A new feature for this year’s workshop was having a “poster boaster” session, in which each of the presenters in the poster session had one minute to pitch his or her work. For those of you unfamiliar with this format, I highly recommend it. The compressed format forces presenters to distill the essence of their contributions–a useful exercise in general. And the audience doesn’t get bored: if you decide halfway into a presentation that you aren’t interested, then you only have to wait 30 seconds until the next one! Not the we had that problem: the posters were consistently interesting, as the submissions were unusually strong this year. You can download the full workshop proceedings here.
Even the full presentations weren’t that long. The five speakers were each allotted ten minutes, with a healthy amount of time reserved for a panel-style Q&A sessions. The papers in this session were, by design, some of the more controversial ones. In particular, Ellen Voorhees delivered a full-throated defense of Cranfield / TREC-style evaluation: “I Come Not to Bury Cranfield, but to Praise It” (similar to her presentation at the 2006 Workshop on Adaptive Information Retrieval that I discussed on this blog last year). Her reminder of HCIR’s challenges on the evaluation front surely ruffled some feathers, but all of us HCIR avocates need to address these challenges if we want researchers (and practitioners) outside our community to drink our kool-aid.
The above format was already quite interactive (as befits a workshop about interaction), but the second half of the day was explicitly designed to facilitate discussion. We had lunch on site, followed by a one-hour poster session. We then had two one-hour guided discussion sessions to address the theoretical and practical concerns of HCIR. As organizers, we seeded both sessions with questions, but we also incorporated concerns that had come up during earlier discussions.
Finally, I am grateful to our sponsors. Catholic University was a gracious host and sponsor, providing the workshop with a great space and very helpful student volunteers. Between that and the financial contributions of Endeca and Microsoft Research, we were able to continue our tradition of not charging attendees for the workshop. I can’t promise that will continue indefinitely, but I am glad that our insistence on emphasizing substance over frivolous amenities has helped us deliver what I believe to be some of the best bang-for-buck in the scholarly community.

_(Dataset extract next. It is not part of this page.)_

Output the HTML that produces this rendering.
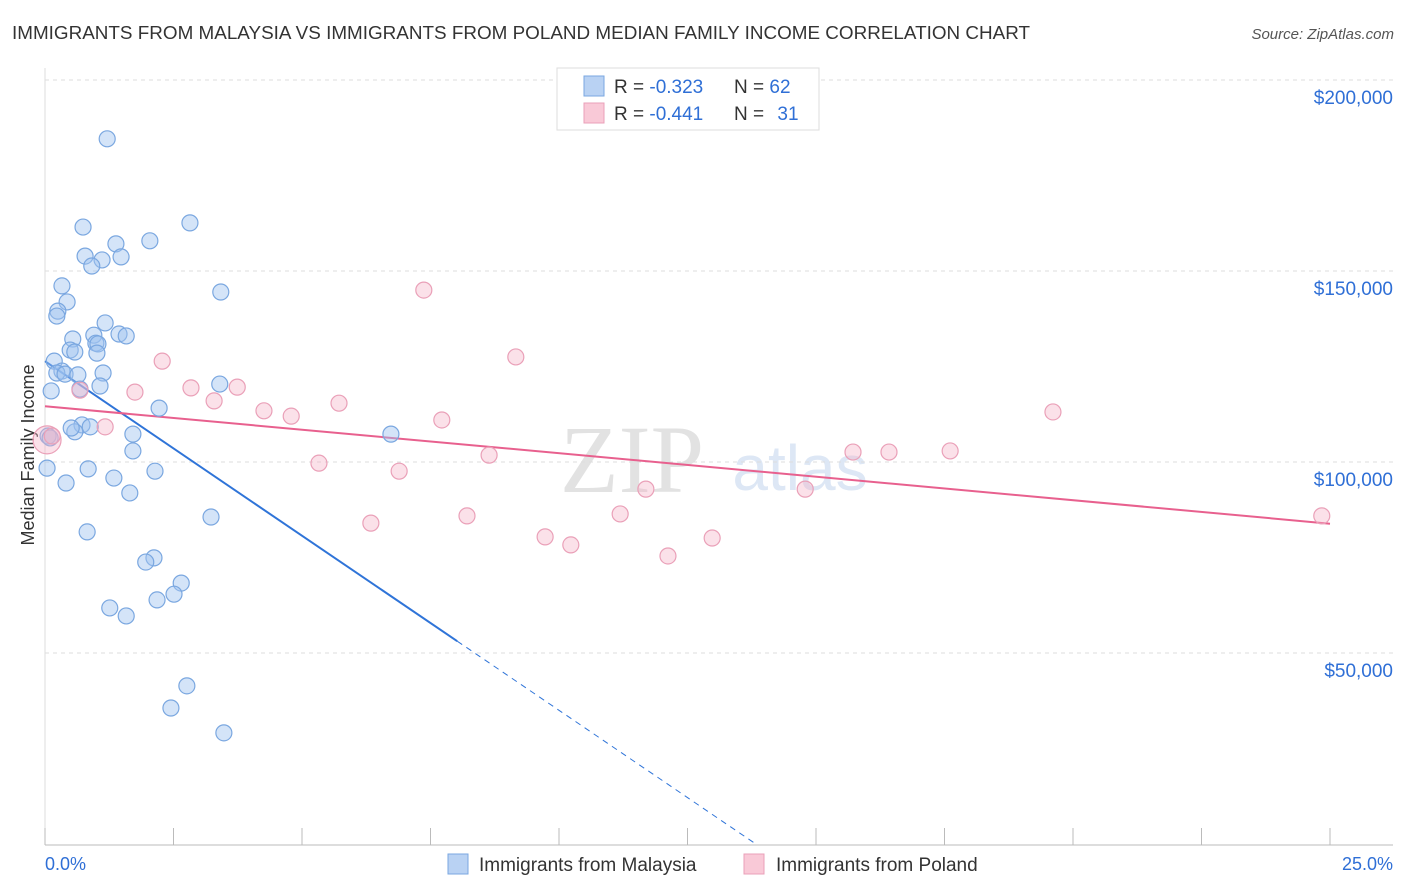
<!DOCTYPE html>
<html><head><meta charset="utf-8"><style>
body{margin:0;background:#fff;font-family:"Liberation Sans",sans-serif;}
svg{display:block}
</style></head><body>
<svg id="chart" width="1406" height="892">
<text x="12" y="39" font-size="18" fill="#333" textLength="1018" lengthAdjust="spacingAndGlyphs">IMMIGRANTS FROM MALAYSIA VS IMMIGRANTS FROM POLAND MEDIAN FAMILY INCOME CORRELATION CHART</text>
<text x="1394" y="39" font-size="15" fill="#555" font-style="italic" text-anchor="end">Source: ZipAtlas.com</text>
<text x="632" y="492" font-size="96" fill="#e2e2e2" font-family="Liberation Serif" text-anchor="middle">ZIP</text>
<text x="800" y="490" font-size="64" fill="#dde7f5" text-anchor="middle">atlas</text>
<text x="34" y="455" font-size="18" fill="#333" transform="rotate(-90 34 455)" text-anchor="middle">Median Family Income</text>
<g id="grid"></g><g id="ticks"></g><g id="lines"></g><g id="pts"></g>
<g>
<rect x="557" y="68" width="262" height="62" fill="#fff" stroke="#ddd"/>
<rect x="584" y="76" width="20" height="20" fill="#b9d2f3" stroke="#7aa7e0"/>
<rect x="584" y="103" width="20" height="20" fill="#f9c9d7" stroke="#eaa0b8"/>
<text x="614" y="93" font-size="19" fill="#333">R = <tspan fill="#2f6fd6">-0.323</tspan></text>
<text x="734" y="93" font-size="19" fill="#333">N = <tspan fill="#2f6fd6">62</tspan></text>
<text x="614" y="120" font-size="19" fill="#333">R = <tspan fill="#2f6fd6">-0.441</tspan></text>
<text x="734" y="120" font-size="19" fill="#333">N = <tspan fill="#2f6fd6" dx="8">31</tspan></text>
</g>
<g>
<rect x="448" y="854" width="20" height="20" fill="#b9d2f3" stroke="#7aa7e0"/>
<text x="479" y="871" font-size="19" fill="#333">Immigrants from Malaysia</text>
<rect x="744" y="854" width="20" height="20" fill="#f9c9d7" stroke="#eaa0b8"/>
<text x="776" y="871" font-size="19" fill="#333">Immigrants from Poland</text>
</g>
<text x="45" y="870" font-size="18" fill="#2f6fd6">0.0%</text>
<text x="1393" y="870" font-size="18" fill="#2f6fd6" text-anchor="end">25.0%</text>
</svg>
<script>
const yTicks=[50,100,150,200];
const yTickLabels=["$50,000","$100,000","$150,000","$200,000"];
const xTicks=[0,2.5,5,7.5,10,12.5,15,17.5,20,22.5,25];
const malaysiaX=[1.21,0.74,2.82,2.04,1.38,0.78,1.11,1.48,0.91,3.42,0.33,0.43,0.25,0.23,1.17,0.95,1.44,1.58,0.54,0.99,1.03,0.49,0.58,1.01,0.18,0.33,0.23,0.39,0.64,1.13,1.07,3.40,0.12,0.68,2.22,0.72,0.88,0.58,0.51,1.71,0.06,0.10,6.73,1.71,2.14,0.84,0.04,1.34,0.41,1.65,3.23,0.82,2.12,1.96,2.65,2.51,2.18,1.26,1.58,2.76,2.45,3.48];
const malaysiaY=[184.6,161.5,162.6,157.9,157.1,153.9,152.9,153.7,151.3,144.5,146.1,141.9,139.5,138.2,136.4,133.2,133.5,133.0,132.2,131.1,130.9,129.3,128.8,128.5,126.4,123.8,123.3,123.0,122.8,123.3,119.9,120.4,118.6,119.1,114.1,109.7,109.2,107.9,108.9,107.3,106.8,106.3,107.3,102.9,97.6,98.2,98.4,95.8,94.5,91.9,85.6,81.7,74.9,73.8,68.3,65.4,63.9,61.8,59.7,41.4,35.6,29.1];
const polandX=[0.04,0.14,0.68,2.28,1.75,2.84,3.29,3.74,4.26,4.79,5.72,7.37,9.16,7.72,1.17,5.33,6.89,6.34,8.21,8.64,9.73,10.23,11.19,11.69,12.12,12.98,14.79,15.72,16.42,17.61,19.61,24.84];
const polandY=[105.8,106.8,118.8,126.4,118.3,119.4,116.0,119.6,113.4,112.0,115.4,145.0,127.5,111.0,109.2,99.7,97.6,84.0,85.9,101.8,80.4,78.3,86.4,92.9,75.4,80.1,92.9,102.6,102.6,102.9,113.1,85.9];
const malaysiaTrend=[126.4,-9.14];
const polandTrend=[114.6,-1.23];
const NS="http://www.w3.org/2000/svg";
const X=v=>45+v/25*1285, Y=v=>844-v*191/50;
function mk(t,a,p){const e=document.createElementNS(NS,t);for(const k in a)e.setAttribute(k,a[k]);p.appendChild(e);return e;}
const grid=document.getElementById('grid'),ticks=document.getElementById('ticks'),lines=document.getElementById('lines'),pts=document.getElementById('pts');
yTicks.forEach((v,i)=>{
 const l=mk('line',{x1:45,x2:1393,y1:Y(v),y2:Y(v),stroke:'#ddd','stroke-dasharray':'4 4'},grid);
 
 
 const t=mk('text',{x:1393,y:Y(v)+24,'font-size':19,fill:'#2f6fd6','text-anchor':'end'},grid);
 t.textContent=yTickLabels[i];
 
 
});
const ax=mk('line',{x1:45,x2:1393,y1:845,y2:845,stroke:'#bbb'},ticks);


const ay=mk('line',{x1:45,x2:45,y1:68,y2:845,stroke:'#ddd'},ticks);


xTicks.forEach(v=>{
 const l=mk('line',{x1:X(v),x2:X(v),y1:828,y2:845,stroke:'#bbb'},ticks);
 
 
});
const bEnd=8.02;
const b1=mk('line',{x1:X(0),y1:Y(malaysiaTrend[0]),x2:X(bEnd),y2:Y(malaysiaTrend[0]+malaysiaTrend[1]*bEnd),stroke:'#2f74d8','stroke-width':2},lines);


const bZero=-malaysiaTrend[0]/malaysiaTrend[1];
const b2=mk('line',{x1:X(bEnd),y1:Y(malaysiaTrend[0]+malaysiaTrend[1]*bEnd),x2:X(bZero),y2:Y(0),stroke:'#2f74d8','stroke-width':1,'stroke-dasharray':'6 5'},lines);


const p1=mk('line',{x1:X(0),y1:Y(polandTrend[0]),x2:X(25),y2:Y(polandTrend[0]+polandTrend[1]*25),stroke:'#e8608e','stroke-width':2},lines);


malaysiaX.forEach((x,i)=>{
 const c=mk('circle',{cx:X(x),cy:Y(malaysiaY[i]),r:8,fill:'rgba(160,195,240,0.45)',stroke:'#7aa7e0','stroke-width':1.2},pts);
 
 
});
polandX.forEach((x,i)=>{
 const c=mk('circle',{cx:X(x),cy:Y(polandY[i]),r:i==0?14:8,fill:'rgba(245,180,200,0.4)',stroke:'#eaa0b8','stroke-width':1.2},pts);
 
 
});
</script>
</body></html>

I’m already excited about HCIR 2010. Unlike the past three workshops, which have been held as independent events, next year’s workshop will be co-located with the Information Interaction in Context Symposium (IIiX’10) in New Brunswick, New Jersey. The workshop will take place on August 22nd, breaking our unintended tradition of holding the workshop on October 23rd. Nick Belkin assures us that there will be lots of space, so hopefully we’ll be able to accommodate everyone who is interested. We’ll also be soliciting sponsors for both the workshop and the broader symposium.
But there’s more to HCIR than enjoying each other’s company at workshops. We must spend the remaining 364 days of the year fleshing out our vision, and relating that vision not only to the disciplines HCIR explicitly integrates, but to pressing social concerns. It is up to us all to make our work relevant.